Beyond obligation: The more reasons why States should keep reporting to the African Committee of Experts on the Rights and Welfare of the Child
Posted: 15 April, 2024 Filed under: Adiam Zemenfes Tsighe | Tags: advancement of children’s rights, African Charter on the Rights and Welfare of the Child, children’s rights, concluding observations, follow-up visits, National Human Rights Institutions, periodic reports, recommendations, State Party reporting Leave a comment
Author: Adiam Zemenfes Tsighe
Technical Expert, African Committee of Experts on the Rights and Welfare of the Child (ACERWC).

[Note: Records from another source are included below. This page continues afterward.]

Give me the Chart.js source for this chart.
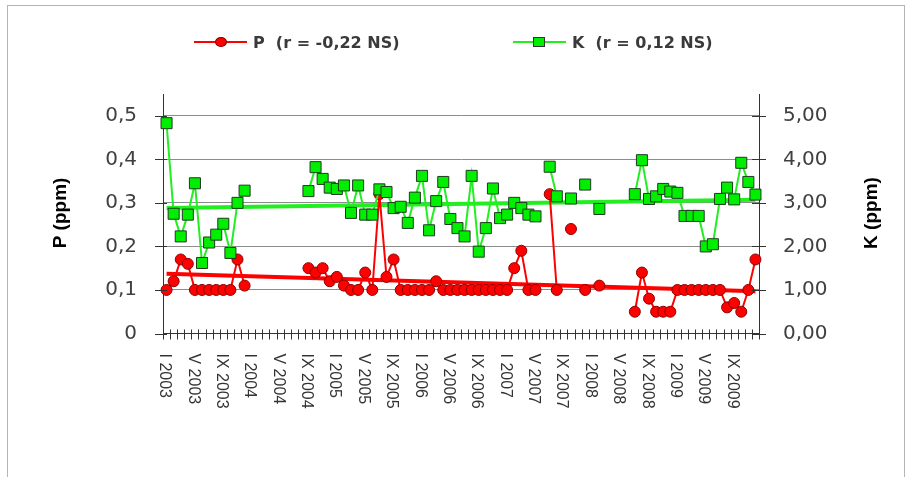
<!DOCTYPE html>
<html>
<head>
<meta charset="utf-8">
<script src="https://cdn.jsdelivr.net/npm/chart.js@4.4.1/dist/chart.umd.min.js"></script>
<style>
  html, body { margin: 0; padding: 0; background: #fff; }
  #wrap { position: relative; width: 909px; height: 477px; overflow: hidden; }
  #frame { position: absolute; left: 7px; top: 5px; width: 896px; height: 480px; border: 1px solid #b4b4b4; }
  #chart { position: absolute; left: 0; top: 0; }
  .lg { position: absolute; top: 32px; height: 21px; display: flex; align-items: center;
        font: bold 16px "DejaVu Sans", sans-serif; color: #3a3a3a; white-space: pre; }
  .sym { position: relative; width: 53px; height: 21px; margin-right: 6px; }
  .sym .ln { position: absolute; left: 0; right: 0; top: 9px; height: 2px; }
  .sym .mk { position: absolute; left: 22px; top: 5px; width: 10px; height: 10px; box-sizing: border-box; border: 1px solid #333; }
</style>
</head>
<body>
<div id="wrap">
  <div id="frame"></div>
  <canvas id="chart" width="909" height="477"></canvas>
  <div class="lg" style="left:194px">
    <span class="sym"><i class="ln" style="background:#ff0000"></i><i class="mk" style="background:#ff0000;border-color:#800000;border-radius:50%;width:12px;left:21px"></i></span><span>P  (r = -0,22 NS)</span>
  </div>
  <div class="lg" style="left:513px">
    <span class="sym"><i class="ln" style="background:#22ee22"></i><i class="mk" style="background:#00ee00;width:12px;left:20px"></i></span><span>K  (r = 0,12 NS)</span>
  </div>
</div>
<script>
// months I..XII for 2003..2009
const MONTHS = ["I", "II", "III", "IV", "V", "VI", "VII", "VIII", "IX", "X", "XI", "XII"];
const YEARS = [2003, 2004, 2005, 2006, 2007, 2008, 2009];
const categories = [];
YEARS.forEach(y => MONTHS.forEach(m => categories.push(m + " " + y)));

// P (ppm), one value per month, null = no sample
const pValues = [
  0.10, 0.12, 0.17, 0.16, 0.10, 0.10, 0.10, 0.10, 0.10, 0.10, 0.17, 0.11,
  null, null, null, null, null, null, null, null, 0.15, 0.14, 0.15, 0.12,
  0.13, 0.11, 0.10, 0.10, 0.14, 0.10, 0.32, 0.13, 0.17, 0.10, 0.10, 0.10,
  0.10, 0.10, 0.12, 0.10, 0.10, 0.10, 0.10, 0.10, 0.10, 0.10, 0.10, 0.10,
  0.10, 0.15, 0.19, 0.10, 0.10, null, 0.32, 0.10, null, 0.24, null, 0.10,
  null, 0.11, null, null, null, null, 0.05, 0.14, 0.08, 0.05, 0.05, 0.05,
  0.10, 0.10, 0.10, 0.10, 0.10, 0.10, 0.10, 0.06, 0.07, 0.05, 0.10, 0.17
];

// K (ppm)
const kValues = [
  4.83, 2.75, 2.23, 2.73, 3.45, 1.62, 2.09, 2.27, 2.52, 1.85, 3.00, 3.28,
  null, null, null, null, null, null, null, null, 3.27, 3.82, 3.55, 3.35,
  3.32, 3.40, 2.77, 3.40, 2.73, 2.73, 3.31, 3.25, 2.88, 2.91, 2.54, 3.12,
  3.62, 2.37, 3.04, 3.48, 2.63, 2.42, 2.23, 3.62, 1.88, 2.42, 3.33, 2.65,
  2.73, 3.00, 2.88, 2.73, 2.69, null, 3.83, 3.15, null, 3.10, null, 3.42,
  null, 2.86, null, null, null, null, 3.20, 3.98, 3.09, 3.15, 3.32, 3.26,
  3.23, 2.70, 2.70, 2.70, 2.00, 2.05, 3.09, 3.35, 3.08, 3.92, 3.48, 3.19
];

// linear trend end points (first and last month)
const pTrend = [0.137, 0.097];
const kTrend = [2.88, 3.07];

const yTickValues = [0, 0.1, 0.2, 0.3, 0.4, 0.5];
const y2TickValues = [0, 1, 2, 3, 4, 5];

function trendSeries(ends) {
  return categories.map((c, i) => i === 0 ? ends[0] : (i === categories.length - 1 ? ends[1] : null));
}

// tick marks crossing the axes, rotated month labels, axis titles
const axisDecor = {
  id: "axisDecor",
  afterDraw(chart) {
    const { ctx, chartArea: a, scales } = chart;
    const xs = scales.x, yl = scales.y, yr = scales.y2;
    const step = xs.getPixelForValue(1) - xs.getPixelForValue(0);
    const x0 = xs.getPixelForValue(0) - step / 2;

    ctx.save();
    ctx.strokeStyle = "#333";
    ctx.lineWidth = 1;
    ctx.beginPath();
    for (let k = 0; k <= categories.length; k++) {
      const x = Math.round(x0 + step * k) + 0.5;
      ctx.moveTo(x, a.bottom - 4);
      ctx.lineTo(x, a.bottom + 6);
    }
    yTickValues.forEach(v => {
      const y = Math.round(yl.getPixelForValue(v)) + 0.5;
      ctx.moveTo(a.left - 8, y);
      ctx.lineTo(a.left + 4, y);
    });
    y2TickValues.forEach(v => {
      const y = Math.round(yr.getPixelForValue(v)) + 0.5;
      ctx.moveTo(a.right - 7, y);
      ctx.lineTo(a.right + 7, y);
    });
    ctx.stroke();

    ctx.fillStyle = "#333";
    ctx.font = "16px 'Liberation Sans'";
    ctx.textAlign = "left";
    ctx.textBaseline = "middle";
    categories.forEach((c, i) => {
      if (i % 4) return;
      ctx.save();
      ctx.translate(xs.getPixelForValue(i) - 2, a.bottom + 20);
      ctx.rotate(Math.PI / 2);
      ctx.fillText(c, 0, 0);
      ctx.restore();
    });

    ctx.fillStyle = "#000";
    ctx.font = "bold 19px 'Liberation Sans'";
    ctx.textAlign = "center";
    [["P (ppm)", 61], ["K (ppm)", 872]].forEach(([t, x]) => {
      ctx.save();
      ctx.translate(x, 213);
      ctx.rotate(-Math.PI / 2);
      ctx.fillText(t, 0, 0);
      ctx.restore();
    });
    ctx.restore();
  }
};

new Chart(document.getElementById("chart"), {
  type: "line",
  data: {
    labels: categories,
    datasets: [
      {
        label: "K",
        data: kValues,
        yAxisID: "y2",
        order: 0,
        borderColor: "#22ee22",
        borderWidth: 2,
        pointStyle: "rect",
        pointRadius: 7.8,
        pointBackgroundColor: "#00ee00",
        pointBorderColor: "#1f3a1f",
        pointBorderWidth: 1,
        spanGaps: false,
      },
      {
        label: "P",
        data: pValues,
        yAxisID: "y",
        order: 1,
        borderColor: "#ff0000",
        borderWidth: 2,
        pointStyle: "circle",
        pointRadius: 5.5,
        pointBackgroundColor: "#ff0000",
        pointBorderColor: "#8b0000",
        pointBorderWidth: 1,
        spanGaps: false,
      },
      {
        label: "K trend",
        data: trendSeries(kTrend),
        yAxisID: "y2",
        order: 2,
        borderColor: "#22ee22",
        borderWidth: 4,
        pointRadius: 0,
        spanGaps: true,
      },
      {
        label: "P trend",
        data: trendSeries(pTrend),
        yAxisID: "y",
        order: 3,
        borderColor: "#ff0000",
        borderWidth: 4,
        pointRadius: 0,
        spanGaps: true,
      },
    ]
  },
  options: {
    responsive: false,
    animation: false,
    devicePixelRatio: 1,
    layout: { padding: { top: 94, left: 0, right: 0, bottom: 0 } },
    elements: { line: { tension: 0 } },
    plugins: { legend: { display: false }, tooltip: { enabled: false } },
    scales: {
      x: {
        type: "category",
        offset: true,
        ticks: { display: false },
        grid: { display: true, drawOnChartArea: false, drawTicks: false },
        border: { color: "#333", width: 1 },
        afterFit: s => { s.height = 143.5; },
      },
      y: {
        position: "left",
        min: 0,
        max: 0.55,
        afterBuildTicks: s => { s.ticks = yTickValues.map(v => ({ value: v })); },
        ticks: {
          padding: 26,
          color: "#404040",
          font: { family: "DejaVu Sans", size: 20 },
          callback: v => v === 0 ? "0" : v.toFixed(1).replace(".", ","),
        },
        grid: {
          drawTicks: false,
          color: c => c.tick && c.tick.value === 0 ? "rgba(0,0,0,0)" : "#8c8c8c",
        },
        border: { color: "#333", width: 1 },
        afterFit: s => { s.width = 163; },
      },
      y2: {
        position: "right",
        min: 0,
        max: 5.5,
        afterBuildTicks: s => { s.ticks = y2TickValues.map(v => ({ value: v })); },
        ticks: {
          padding: 24,
          color: "#404040",
          font: { family: "DejaVu Sans", size: 20 },
          callback: v => v.toFixed(2).replace(".", ","),
        },
        grid: { drawOnChartArea: false, drawTicks: false },
        border: { color: "#333", width: 1 },
        afterFit: s => { s.width = 150; },
      },
    }
  },
  plugins: [axisDecor]
});
</script>
</body>
</html>
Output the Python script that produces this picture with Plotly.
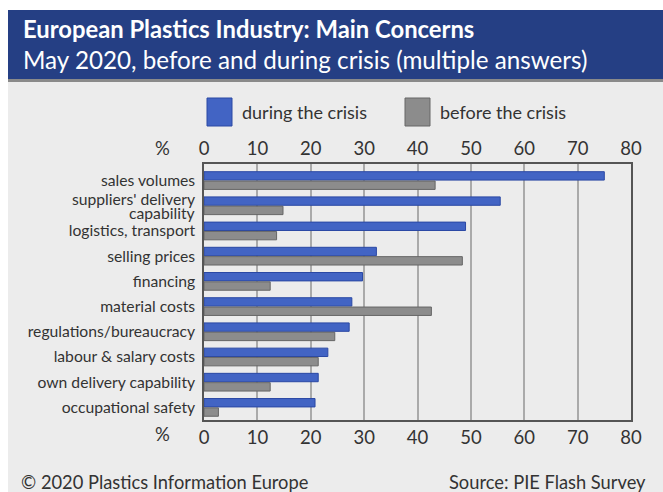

Adopted in 1990 by the then Organisation of African Unity (OAU), the African Charter on the Rights and Welfare of the Child (the Charter), as of March 2024, has been ratified by 50 Member States of the African Union; Morocco, Saharawi Arab Republic, Somalia, South Sudan, and Tunisia are yet to ratify. Pursuant to article 43 of the Charter, Countries that have ratified the Charter are required to submit reports on the status of the implementation of the provisions of the Charter two years after ratification and every three years thereafter. The African Committee of Experts on the Rights and Welfare of the Child (ACERWC/Committee), established under article 32 of the Charter, assumes the mandate to receive and consider such reports. As of February 2024, 42 State Parties have reported to the Committee at least once while 8 State Parties have not submitted any report namely, Cape Verde, Central African Republic, Democratic Republic of Congo, Equatorial Guinea, Gambia, Libya, Mauritius, and Sao Tome and Principe. Among the 42 State Parties that have reported, 23 of them have submitted periodic reports of which 6 State Parties have submitted their second periodic reports. These 6 Countries are Burkina Faso, Kenya, Niger, Rwanda, Senegal, and South Africa. Rwanda has the highest number of reports by submitting its third periodic report to the Committee.